■ What the task requires ■
In the entries below, find every line holding the string "this" and collect it.
** Begin Material shown **
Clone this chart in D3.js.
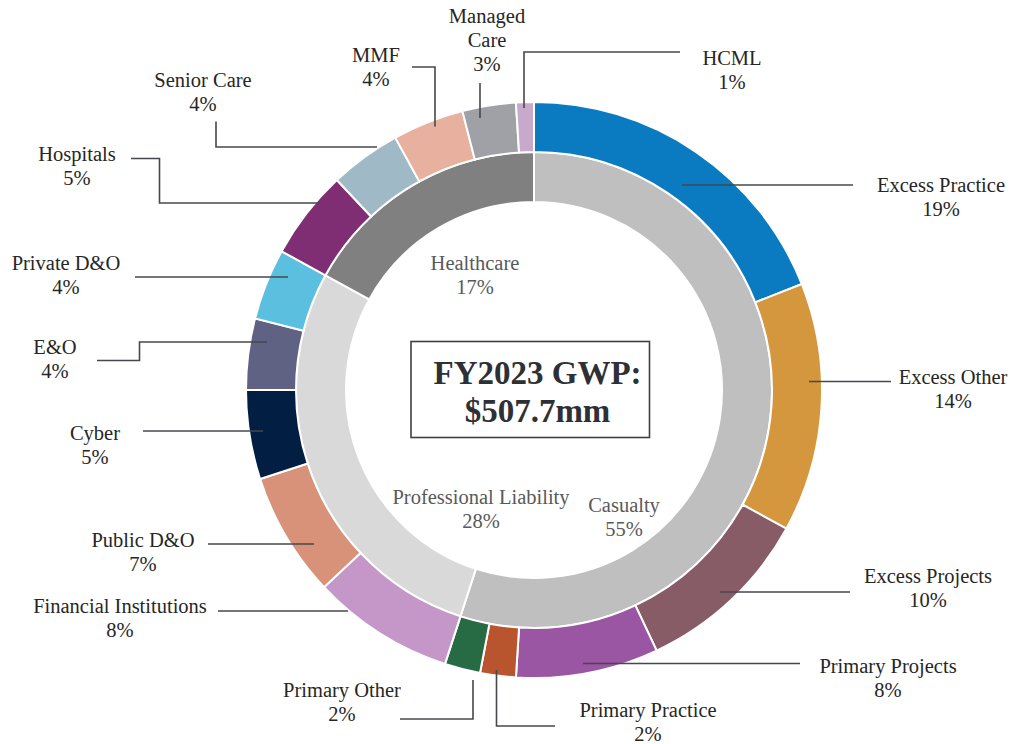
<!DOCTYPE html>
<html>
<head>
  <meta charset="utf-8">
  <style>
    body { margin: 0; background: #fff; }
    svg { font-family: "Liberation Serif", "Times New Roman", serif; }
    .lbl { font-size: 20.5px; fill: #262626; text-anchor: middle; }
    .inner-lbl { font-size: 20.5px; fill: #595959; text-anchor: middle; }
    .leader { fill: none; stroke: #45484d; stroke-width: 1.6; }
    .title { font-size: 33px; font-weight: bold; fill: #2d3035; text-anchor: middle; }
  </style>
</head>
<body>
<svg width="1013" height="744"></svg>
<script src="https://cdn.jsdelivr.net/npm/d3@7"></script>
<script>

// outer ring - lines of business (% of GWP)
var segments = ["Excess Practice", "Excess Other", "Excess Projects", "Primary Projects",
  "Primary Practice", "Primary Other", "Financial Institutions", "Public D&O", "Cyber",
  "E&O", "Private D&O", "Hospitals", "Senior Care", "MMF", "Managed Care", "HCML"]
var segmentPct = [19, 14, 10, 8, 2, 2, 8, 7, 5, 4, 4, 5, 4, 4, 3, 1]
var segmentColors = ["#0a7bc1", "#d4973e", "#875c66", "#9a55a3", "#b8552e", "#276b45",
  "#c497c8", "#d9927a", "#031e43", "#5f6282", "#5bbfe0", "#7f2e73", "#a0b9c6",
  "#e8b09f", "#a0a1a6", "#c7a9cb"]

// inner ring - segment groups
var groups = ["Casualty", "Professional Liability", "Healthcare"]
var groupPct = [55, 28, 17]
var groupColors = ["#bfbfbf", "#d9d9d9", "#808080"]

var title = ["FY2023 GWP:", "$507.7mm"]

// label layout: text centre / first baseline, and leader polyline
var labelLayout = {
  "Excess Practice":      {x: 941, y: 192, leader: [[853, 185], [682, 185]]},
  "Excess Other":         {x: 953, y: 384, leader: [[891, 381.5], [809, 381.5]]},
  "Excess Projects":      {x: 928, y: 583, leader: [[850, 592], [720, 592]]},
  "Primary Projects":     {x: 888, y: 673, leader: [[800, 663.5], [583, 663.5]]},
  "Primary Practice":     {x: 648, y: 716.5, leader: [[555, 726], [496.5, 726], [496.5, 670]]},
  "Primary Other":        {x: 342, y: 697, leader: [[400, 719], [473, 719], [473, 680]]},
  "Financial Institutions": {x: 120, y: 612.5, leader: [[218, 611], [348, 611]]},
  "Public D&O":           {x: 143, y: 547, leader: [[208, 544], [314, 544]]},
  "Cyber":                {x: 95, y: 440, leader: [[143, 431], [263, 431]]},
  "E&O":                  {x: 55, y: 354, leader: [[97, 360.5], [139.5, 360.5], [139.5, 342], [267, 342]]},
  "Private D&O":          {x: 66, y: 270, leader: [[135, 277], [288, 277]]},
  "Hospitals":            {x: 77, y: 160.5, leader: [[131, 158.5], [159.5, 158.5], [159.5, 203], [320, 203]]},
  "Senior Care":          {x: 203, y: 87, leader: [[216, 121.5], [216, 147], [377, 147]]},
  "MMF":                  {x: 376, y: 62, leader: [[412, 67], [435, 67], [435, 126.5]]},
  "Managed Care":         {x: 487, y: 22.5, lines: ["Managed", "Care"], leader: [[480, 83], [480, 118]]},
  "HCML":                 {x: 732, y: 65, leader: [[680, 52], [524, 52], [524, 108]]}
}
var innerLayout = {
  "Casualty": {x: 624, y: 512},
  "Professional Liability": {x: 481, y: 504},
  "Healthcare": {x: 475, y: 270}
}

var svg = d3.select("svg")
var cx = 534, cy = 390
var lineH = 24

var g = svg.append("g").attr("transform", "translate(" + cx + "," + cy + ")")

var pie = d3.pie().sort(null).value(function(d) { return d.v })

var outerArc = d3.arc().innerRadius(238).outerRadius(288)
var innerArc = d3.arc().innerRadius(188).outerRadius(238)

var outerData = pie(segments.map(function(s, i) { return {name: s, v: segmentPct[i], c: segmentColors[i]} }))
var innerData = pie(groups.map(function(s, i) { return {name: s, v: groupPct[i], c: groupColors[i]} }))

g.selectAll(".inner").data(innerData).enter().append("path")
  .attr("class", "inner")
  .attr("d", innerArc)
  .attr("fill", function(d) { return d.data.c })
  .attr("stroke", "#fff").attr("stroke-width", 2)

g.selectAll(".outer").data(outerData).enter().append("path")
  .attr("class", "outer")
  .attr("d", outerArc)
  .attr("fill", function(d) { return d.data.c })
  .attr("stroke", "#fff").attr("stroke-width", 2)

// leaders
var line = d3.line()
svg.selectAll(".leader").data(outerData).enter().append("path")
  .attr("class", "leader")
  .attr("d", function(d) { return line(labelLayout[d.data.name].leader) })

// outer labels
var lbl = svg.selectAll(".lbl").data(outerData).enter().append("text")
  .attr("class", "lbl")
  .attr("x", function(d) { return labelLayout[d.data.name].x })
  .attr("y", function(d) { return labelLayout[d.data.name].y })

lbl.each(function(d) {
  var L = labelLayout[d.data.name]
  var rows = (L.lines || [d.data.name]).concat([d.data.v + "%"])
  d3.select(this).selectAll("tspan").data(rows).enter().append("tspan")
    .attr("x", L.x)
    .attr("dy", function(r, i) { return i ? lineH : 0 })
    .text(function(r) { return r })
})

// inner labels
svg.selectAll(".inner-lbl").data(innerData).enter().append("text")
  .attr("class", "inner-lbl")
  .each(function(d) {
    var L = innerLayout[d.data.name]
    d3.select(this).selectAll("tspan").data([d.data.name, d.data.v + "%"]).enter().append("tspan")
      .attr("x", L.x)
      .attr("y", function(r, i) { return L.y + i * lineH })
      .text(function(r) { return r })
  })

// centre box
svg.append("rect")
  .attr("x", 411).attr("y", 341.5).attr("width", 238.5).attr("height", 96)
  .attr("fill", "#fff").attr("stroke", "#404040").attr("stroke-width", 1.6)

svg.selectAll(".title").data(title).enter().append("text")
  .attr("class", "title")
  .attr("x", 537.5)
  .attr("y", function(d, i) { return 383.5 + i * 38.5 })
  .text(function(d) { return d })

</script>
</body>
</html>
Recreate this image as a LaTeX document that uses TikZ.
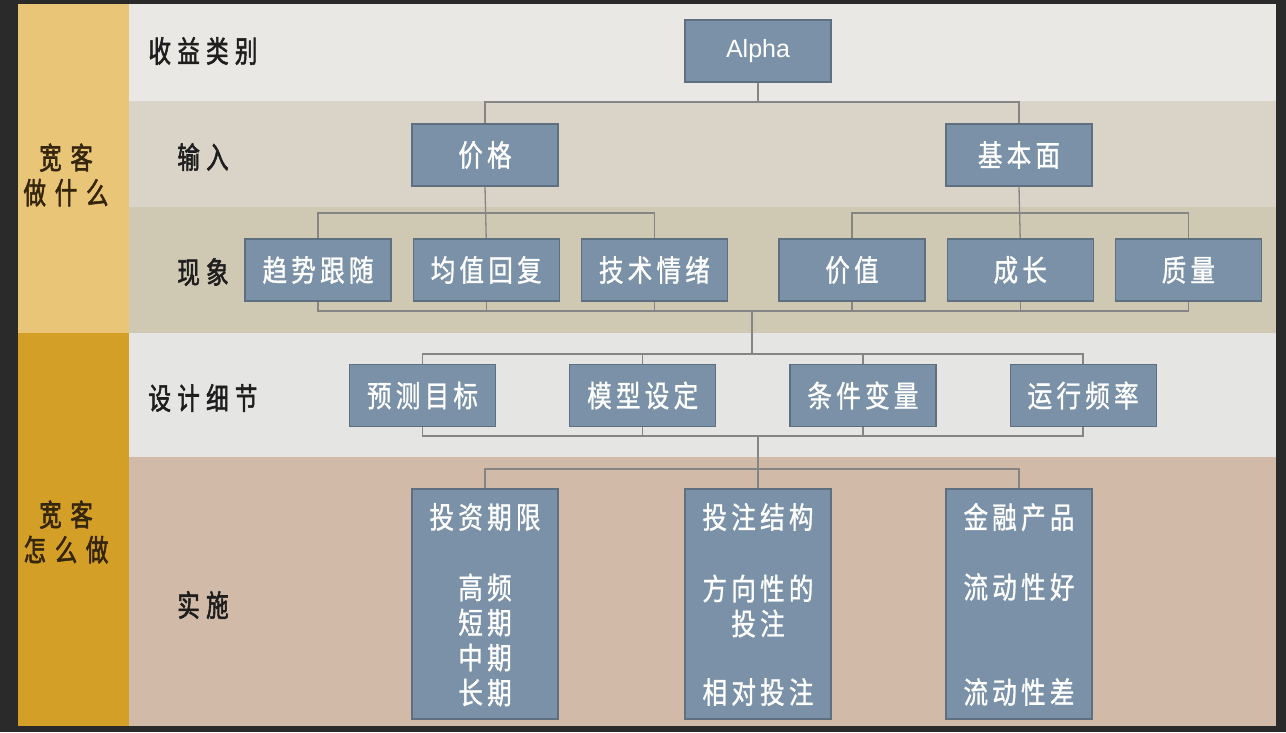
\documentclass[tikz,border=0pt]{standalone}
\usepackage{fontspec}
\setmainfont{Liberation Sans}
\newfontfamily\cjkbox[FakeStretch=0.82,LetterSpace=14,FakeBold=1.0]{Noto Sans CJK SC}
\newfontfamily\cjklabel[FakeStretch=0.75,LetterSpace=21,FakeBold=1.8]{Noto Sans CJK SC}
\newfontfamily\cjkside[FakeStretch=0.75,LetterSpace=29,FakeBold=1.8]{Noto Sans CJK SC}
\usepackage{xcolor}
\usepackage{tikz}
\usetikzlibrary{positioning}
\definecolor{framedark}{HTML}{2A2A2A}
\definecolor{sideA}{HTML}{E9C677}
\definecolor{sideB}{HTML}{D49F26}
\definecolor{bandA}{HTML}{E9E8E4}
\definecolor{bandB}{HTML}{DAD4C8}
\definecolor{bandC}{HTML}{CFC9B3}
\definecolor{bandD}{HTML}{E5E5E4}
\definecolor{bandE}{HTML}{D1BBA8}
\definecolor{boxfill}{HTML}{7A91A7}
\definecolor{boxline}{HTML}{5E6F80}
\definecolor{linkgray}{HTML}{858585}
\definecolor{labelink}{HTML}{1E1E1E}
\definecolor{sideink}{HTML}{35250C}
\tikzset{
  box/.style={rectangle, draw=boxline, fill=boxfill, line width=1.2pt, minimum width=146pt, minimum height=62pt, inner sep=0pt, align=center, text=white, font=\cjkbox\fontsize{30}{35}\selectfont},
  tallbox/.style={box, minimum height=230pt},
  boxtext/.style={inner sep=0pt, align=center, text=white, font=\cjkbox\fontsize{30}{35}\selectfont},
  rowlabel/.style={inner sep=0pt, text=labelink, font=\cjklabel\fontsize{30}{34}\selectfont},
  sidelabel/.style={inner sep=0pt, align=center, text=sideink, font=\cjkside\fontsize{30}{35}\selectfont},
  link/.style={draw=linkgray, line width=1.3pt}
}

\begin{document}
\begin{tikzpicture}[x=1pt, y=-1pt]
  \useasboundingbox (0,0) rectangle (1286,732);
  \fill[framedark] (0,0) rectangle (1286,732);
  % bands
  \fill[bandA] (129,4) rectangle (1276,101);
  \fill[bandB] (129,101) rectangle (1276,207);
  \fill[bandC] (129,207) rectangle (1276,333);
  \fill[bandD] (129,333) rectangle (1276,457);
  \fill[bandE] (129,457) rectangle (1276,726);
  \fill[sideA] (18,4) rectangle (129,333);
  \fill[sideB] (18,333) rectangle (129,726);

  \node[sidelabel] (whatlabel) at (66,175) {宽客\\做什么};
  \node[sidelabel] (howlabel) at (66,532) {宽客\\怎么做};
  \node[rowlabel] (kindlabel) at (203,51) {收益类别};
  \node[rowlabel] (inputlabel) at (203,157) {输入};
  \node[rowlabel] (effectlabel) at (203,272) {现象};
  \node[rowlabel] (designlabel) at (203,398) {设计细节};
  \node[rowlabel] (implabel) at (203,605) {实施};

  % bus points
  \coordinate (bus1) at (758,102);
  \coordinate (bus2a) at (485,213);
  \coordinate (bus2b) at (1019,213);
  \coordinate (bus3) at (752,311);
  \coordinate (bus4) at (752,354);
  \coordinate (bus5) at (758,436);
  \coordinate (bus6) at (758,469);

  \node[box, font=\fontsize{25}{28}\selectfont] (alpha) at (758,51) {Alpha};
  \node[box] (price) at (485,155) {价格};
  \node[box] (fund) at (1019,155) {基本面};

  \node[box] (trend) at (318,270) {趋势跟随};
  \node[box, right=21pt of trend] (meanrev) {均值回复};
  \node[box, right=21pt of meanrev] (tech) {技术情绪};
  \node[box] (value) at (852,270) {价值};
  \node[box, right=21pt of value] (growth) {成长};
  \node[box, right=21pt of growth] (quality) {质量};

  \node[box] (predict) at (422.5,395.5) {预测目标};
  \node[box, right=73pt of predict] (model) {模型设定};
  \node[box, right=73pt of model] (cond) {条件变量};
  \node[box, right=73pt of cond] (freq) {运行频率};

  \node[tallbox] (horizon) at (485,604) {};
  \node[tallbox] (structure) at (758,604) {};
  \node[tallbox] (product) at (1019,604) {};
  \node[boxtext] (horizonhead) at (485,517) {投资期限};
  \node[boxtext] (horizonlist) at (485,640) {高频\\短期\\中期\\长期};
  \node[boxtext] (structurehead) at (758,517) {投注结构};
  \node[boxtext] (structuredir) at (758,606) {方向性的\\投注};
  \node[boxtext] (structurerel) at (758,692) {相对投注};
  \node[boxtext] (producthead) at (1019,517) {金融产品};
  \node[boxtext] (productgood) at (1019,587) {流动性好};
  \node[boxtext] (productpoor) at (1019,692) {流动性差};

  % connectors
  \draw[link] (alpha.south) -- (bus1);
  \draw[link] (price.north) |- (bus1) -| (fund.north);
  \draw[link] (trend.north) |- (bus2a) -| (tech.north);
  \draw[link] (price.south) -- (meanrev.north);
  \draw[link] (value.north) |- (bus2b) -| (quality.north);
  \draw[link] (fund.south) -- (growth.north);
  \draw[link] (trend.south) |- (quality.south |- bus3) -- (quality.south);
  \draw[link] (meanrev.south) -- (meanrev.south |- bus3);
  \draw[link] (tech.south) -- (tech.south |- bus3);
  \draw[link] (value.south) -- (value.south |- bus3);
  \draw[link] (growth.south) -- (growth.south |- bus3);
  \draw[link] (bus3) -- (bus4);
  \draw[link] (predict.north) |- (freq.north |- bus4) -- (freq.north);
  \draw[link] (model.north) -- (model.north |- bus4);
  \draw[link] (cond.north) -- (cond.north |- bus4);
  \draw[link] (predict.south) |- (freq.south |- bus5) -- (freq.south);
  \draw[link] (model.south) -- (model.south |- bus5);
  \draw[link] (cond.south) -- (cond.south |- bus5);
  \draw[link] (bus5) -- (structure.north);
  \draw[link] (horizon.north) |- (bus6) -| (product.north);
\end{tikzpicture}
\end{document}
** End Material shown **
■ Right answer ■
Clone this chart in D3.js.
  d3.select(this).selectAll("tspan").data(rows).enter().append("tspan")
    d3.select(this).selectAll("tspan").data([d.data.name, d.data.v + "%"]).enter().append("tspan")
Recreate this image as a LaTeX document that uses TikZ.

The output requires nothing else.